Em relação à prática da rachadinha, a doutrina e a jurisprudência se dividem. Parte considera apenas um ato de improbidade administrativa (conduta que causa danos a administração), e parte considera crime de corrupção (haja vista que, para estes, o agente obtém vantagens econômicas particulares através de um cargo público), concussão (exigir, para si ou para outrem, direta ou indiretamente, ainda que fora da função ou antes de assumi-la, mas em razão dela, vantagem indevida) ou peculato-desvio.

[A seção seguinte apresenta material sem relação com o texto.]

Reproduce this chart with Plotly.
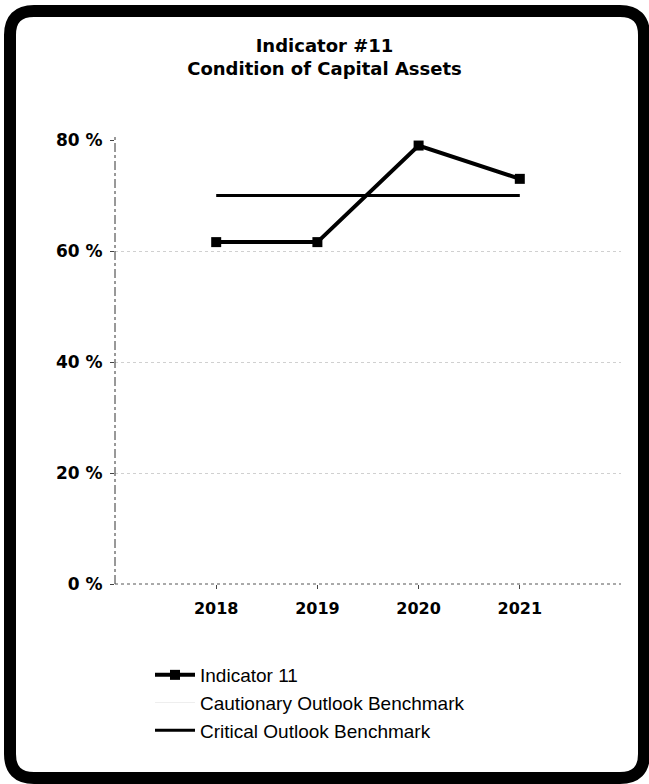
import plotly.graph_objects as go

# ---- data ----
years = ["2018", "2019", "2020", "2021"]
indicator_11 = [61.6, 61.6, 79.0, 73.0]
cautionary_benchmark = [None, None, None, None]
critical_benchmark = [70, 70, 70, 70]
y_ticks = [0, 20, 40, 60, 80]
y_tick_labels = [f"{v} %" for v in y_ticks]

W, H = 649, 784
L, R, T, B = 115, 28, 140, 200
PW, PH = W - L - R, H - T - B


def px(x):
    return (x - L) / PW


def py(y):
    return 1 - (y - T) / PH


fig = go.Figure()
fig.add_trace(go.Scatter(
    x=years, y=indicator_11, name="Indicator 11", mode="lines+markers",
    line=dict(color="black", width=4),
    marker=dict(symbol="square", size=10, color="black"),
))
fig.add_trace(go.Scatter(
    x=years, y=cautionary_benchmark, name="Cautionary Outlook Benchmark",
    mode="lines", line=dict(color="#eeeeee", width=1),
))
fig.add_trace(go.Scatter(
    x=years, y=critical_benchmark, name="Critical Outlook Benchmark",
    mode="lines", line=dict(color="black", width=3),
))

x_tick_font = dict(family="DejaVu Sans", size=16, color="black", weight="bold")
y_tick_font = dict(family="DejaVu Sans", size=17, color="black", weight="bold")

fig.update_layout(
    width=W, height=H,
    margin=dict(l=L, r=R, t=T, b=B),
    paper_bgcolor="white", plot_bgcolor="white",
    title=dict(
        text="Indicator #11<br>Condition of Capital Assets",
        font=dict(family="DejaVu Sans", size=18, color="black", weight="bold"),
        x=0.5, xref="container", xanchor="center",
        y=1 - 52 / H, yref="container", yanchor="top",
    ),
    xaxis=dict(
        type="category", categoryorder="array", categoryarray=years,
        range=[-1, 4], showgrid=False, zeroline=False, showline=False,
        ticks="outside", ticklen=4, tickcolor="#444", tickfont=x_tick_font,
        ticklabelstandoff=6,
    ),
    yaxis=dict(
        range=[0, 80], tickvals=y_ticks, ticktext=y_tick_labels,
        showgrid=True, gridcolor="#d0d0d0", griddash="dot", gridwidth=1,
        zeroline=False, showline=False,
        ticks="outside", ticklen=4, tickcolor="#444", tickfont=y_tick_font,
        ticklabelstandoff=4,
    ),
    showlegend=True,
    legend=dict(
        x=px(150), y=py(656), xanchor="left", yanchor="top",
        orientation="v", bgcolor="rgba(0,0,0,0)",
        font=dict(family="Liberation Sans", size=19, color="black"),
        itemwidth=40, tracegroupgap=0,
    ),
)

# dotted axis lines
fig.add_shape(type="line", xref="paper", yref="paper", x0=0, x1=0, y0=0, y1=py(134),
              line=dict(color="#333", width=1, dash="dashdot"))
fig.add_shape(type="line", xref="paper", yref="paper", x0=0, x1=1, y0=0, y1=0,
              line=dict(color="#555", width=1, dash="dot"))

# rounded black frame
x0, x1, y0, y1, r = 10, 644, 11, 778, 24
path = (
    f"M {px(x0 + r)},{py(y0)} L {px(x1 - r)},{py(y0)} "
    f"Q {px(x1)},{py(y0)} {px(x1)},{py(y0 + r)} "
    f"L {px(x1)},{py(y1 - r)} Q {px(x1)},{py(y1)} {px(x1 - r)},{py(y1)} "
    f"L {px(x0 + r)},{py(y1)} Q {px(x0)},{py(y1)} {px(x0)},{py(y1 - r)} "
    f"L {px(x0)},{py(y0 + r)} Q {px(x0)},{py(y0)} {px(x0 + r)},{py(y0)} Z"
)
fig.add_shape(type="path", xref="paper", yref="paper", path=path,
              line=dict(color="black", width=12), layer="above")

fig.write_html("out.html", config={"displayModeBar": False},
               post_script="document.body.style.margin='0';")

O STJ, julgando a APn n. 825/DF (DJe 26/4/2019), condenou um Desembargador do Tribunal de Justiça do Ceará por exigir a devolução de metade do salário de servidores comissionados durante um período de quatro anos.
A Corte entendeu, nesse julgamento, que, para a caracterização do crime de concussão, não é necessário que haja constrangimento físico contra as vítimas. A simples condição de repasse de parte dos vencimentos como uma imposição velada, acompanhada da ameaça de exoneração, é suficiente para configurar o delito.
No julgamento do REsp nº 1.244.377/PR, o STJ reconheceu a prática da rachadinha como peculato-desvio.
Mas tudo indica que o Superior Tribunal de Justiça tem caminhado para considerar a rachadinha como crime de concussão, como pode ser verificado em julgamento recente (AgRg no AREsp n. 2.497.045/PR, DJe de 21/6/2024).
PENAL. PROCESSO PENAL. AGRAVO REGIMENTAL NO AGRAVO EM RECURSO ESPECIAL. CONCUSSÃO. VIOLAÇÃO AO ART. 316 DO CÓDIGO PENAL - CP. EXIGÊNCIA NARRADA NA DENÚNCIA. "RACHADINHA". FATO TÍPICO. AGRAVO REGIMENTAL DESPROVIDO. 1. A denúncia contém a descrição de fato típico da concussão, qual seja, o fato da agravante em concurso de pessoas ter ao menos para a contratação da vítima exigido para outrem vantagem indevida a ser paga mensalmente quando do recebimento do vencimento. 2. Por seu turno, a condenação encontra-se congruente com a denúncia, pois as instâncias ordinárias constataram que a agravante foi responsável por apresentar para a vítima a condição essencial referente aos repasses salariais para contratação e manutenção do cargo. 3. Agravo regimental desprovido. (AgRg no AREsp n. 2.497.045/PR, relator Ministro Joel Ilan Paciornik, Quinta Turma, julgado em 18/6/2024, DJe de 21/6/2024.)
Tanto a existência de ‘funcionários fantasmas’ quanto a prática da ‘rachadinha’ são prejudiciais à sociedade, e devem ser combatidas e punidas. Mas para fins de concursos públicos, é essencial saber que, de forma majoritária:
Funcionário fantasma: NÃO É ENQUADRADO como CRIME, envolvendo apenas a seara disciplinar ou mesmo de improbidade administrativa.
Rachadinha: TEM SIDO ENQUADRADA pelo STJ, como CRIME de concussão.
Ótimo tema para provas de direito penal, processo penal ou até mesmo eleitoral. Portanto, muita atenção!